However, she is worried she may ‘catch it again’.

This has led viewers to speculate whether they can catch tics, with no previous experience of tics. 

Some sufferers have also found that the show has made people more fearful of being around them.

Tics aren't contagious

Tourette syndrome is a neurological condition. It is known to be genetic, and often presents around the age of 6. 

Tics aren’t the result of an airborne disease, or transmitted through touch. 

There are reasons however as to why some people may have been led to believe it can be ‘caught’.

Tics can get worse when looking at other people with tics, or reading about them

For those already showing symptoms, tics can be made worse in certain situations.

Stress can make tics worse. With that, seeing someone else suffering with tics can increase the severity and frequency of our own.

Tics are often co-occurring with other conditions such as OCD. 
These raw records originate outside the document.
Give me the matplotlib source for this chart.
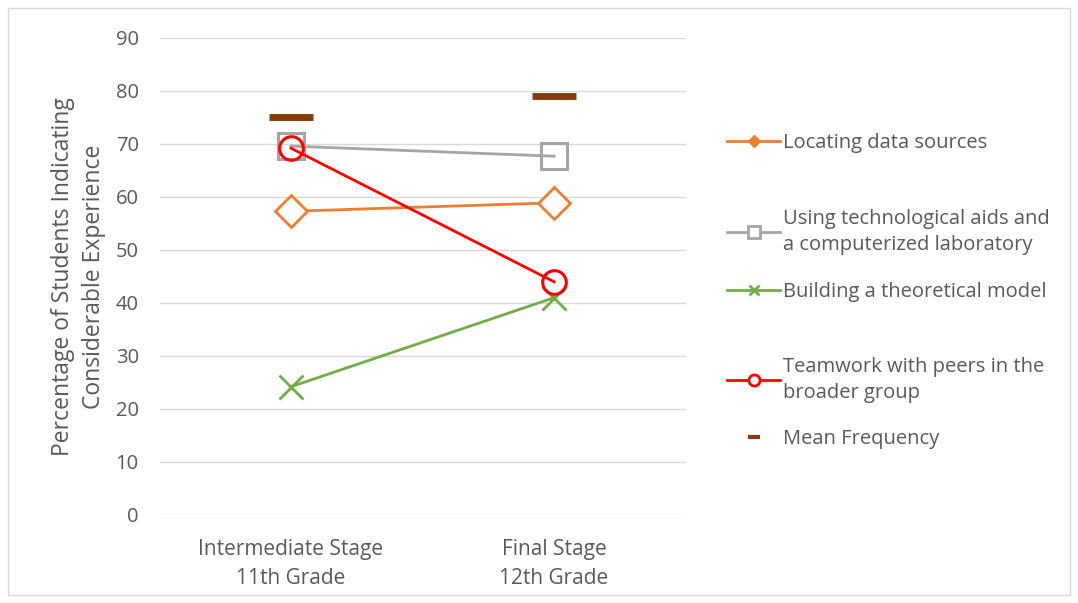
import numpy as np
import matplotlib
matplotlib.use("Agg")
import matplotlib.pyplot as plt
from matplotlib.lines import Line2D
from matplotlib.patches import Rectangle

# --- data ---
stages = ["Intermediate Stage\n11th Grade", "Final Stage\n12th Grade"]
locating = [57.3, 58.9]
tech_aids = [69.6, 67.7]
theory_model = [24.2, 41.0]
teamwork = [69.2, 44.0]
mean_freq = [75.1, 79.1]

series_labels = [
    "Locating data sources",
    "Using technological aids and\na computerized laboratory",
    "Building a theoretical model",
    "Teamwork with peers in the\nbroader group",
    "Mean Frequency",
]

TXT = "#595959"
FS = 14.5
plt.rcParams["font.family"] = ["Open Sans", "DejaVu Sans"]
plt.rcParams["font.size"] = FS

fig = plt.figure(figsize=(10.78, 6.03), dpi=100)
ax = fig.add_axes([0.148, 0.146, 0.488, 0.791])

x = np.arange(len(stages))

ax.plot(x, locating, color="#ED7D31", lw=2, marker="D", ms=16,
        mfc="white", mec="#ED7D31", mew=2, zorder=3)
ax.plot(x, tech_aids, color="#A5A5A5", lw=2, marker="s", ms=19,
        mfc="none", mec="#A5A5A5", mew=2.2, zorder=3)
ax.plot(x, theory_model, color="#70AD47", lw=2, marker="x", ms=17,
        mec="#70AD47", mew=2, zorder=3)
ax.plot(x, teamwork, color="#FF0000", lw=2, marker="o", ms=17,
        mfc="none", mec="#FF0000", mew=2.2, zorder=4)
ax.plot(x, mean_freq, ls="none", marker="_", ms=31, mew=5,
        color="#843C0C", zorder=3)

ax.set_xlim(-0.5, 1.5)
ax.set_ylim(0, 90)
ax.set_yticks(np.arange(0, 91, 10))
ax.set_xticks(x)
ax.set_xticklabels(stages, linespacing=1.5, fontsize=15)
ax.tick_params(length=0, colors=TXT)
ax.tick_params(axis="y", pad=15, labelsize=FS)
ax.tick_params(axis="x", pad=17)
ax.grid(axis="y", color="#D9D9D9", lw=1)
ax.set_axisbelow(True)
for s in ax.spines.values():
    s.set_visible(False)
ax.set_ylabel("Percentage of Students Indicating\nConsiderable Experience",
              color=TXT, fontsize=16.5, labelpad=7, linespacing=1.4)

# legend, one entry at a time so the spacing matches
handles = [
    Line2D([], [], color="#ED7D31", lw=2, marker="D", ms=6, mfc="#ED7D31"),
    Line2D([], [], color="#A5A5A5", lw=2, marker="s", ms=8, mfc="white", mew=2),
    Line2D([], [], color="#70AD47", lw=2, marker="x", ms=7, mew=2),
    Line2D([], [], color="#FF0000", lw=2, marker="o", ms=8, mfc="white", mew=2),
    Line2D([], [], ls="none", marker="_", ms=8, mew=3, color="#843C0C"),
]
ypos = [143, 232, 292, 380, 439]
for h, lab, yp in zip(handles, series_labels, ypos):
    leg = fig.legend([h], [lab], loc="center left",
                     bbox_to_anchor=(727 / 1078, 1 - yp / 603),
                     frameon=False, handlelength=2.65, handletextpad=0.12,
                     fontsize=FS, labelcolor=TXT, borderaxespad=0,
                     borderpad=0)
    for t in leg.get_texts():
        t.set_linespacing(1.45)

fig.patches.append(Rectangle((8 / 1078, 8 / 603), 1 - 16 / 1078, 1 - 16 / 603,
                             transform=fig.transFigure, fill=False,
                             ec="#D9D9D9", lw=1))

fig.savefig("out.png", dpi=100)
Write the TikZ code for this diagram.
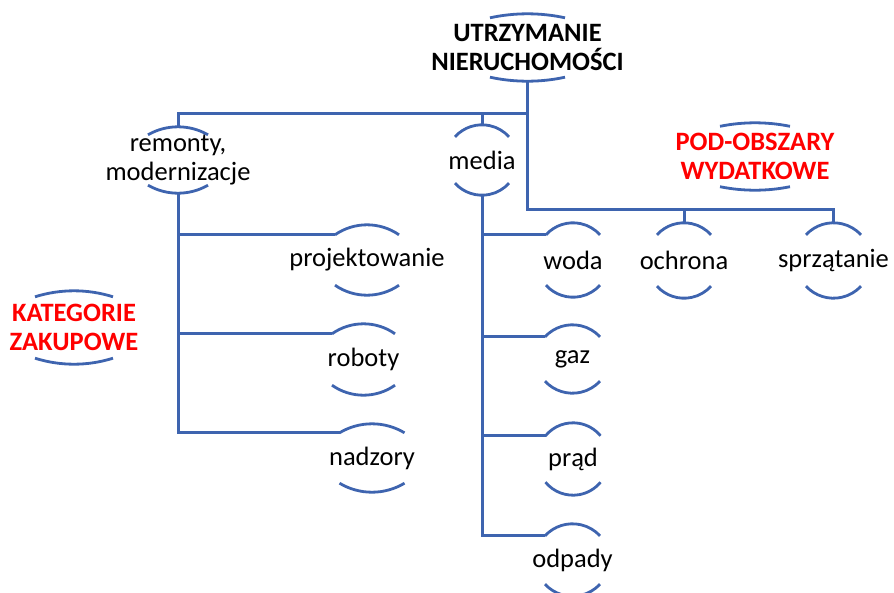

Tics can be a result of- or be influenced by- obsessional behaviour. Many people find their tics involve things they would least like to do or say, and it is no surprise that tics manifest from other people’s tics.

Social media may help people realise they have a tic disorder

Sadly, many children are still unaware of what causes their behaviour. Often through parents disciplining them, or assuming tics are examples of bad behaviour.

Social media may be the answer they have needed, seeing other people describe their experience and condition. 

It is not always a case of social media creating new tics for people with tic disorders, but also helping people realise they may indeed have a tic disorder.

Social media has given many sufferers a voice

It may seem like there is an increase in people with tic disorders. In reality, social media has given more people a voice.

For decades, people have suffered with tics in their own communities. Now these people have a worldwide audience.

The number of people with tic disorders may be growing, but this could simply be down to more awareness of them, and easier access to social media. 

Tic disorders being contagious is not the case here.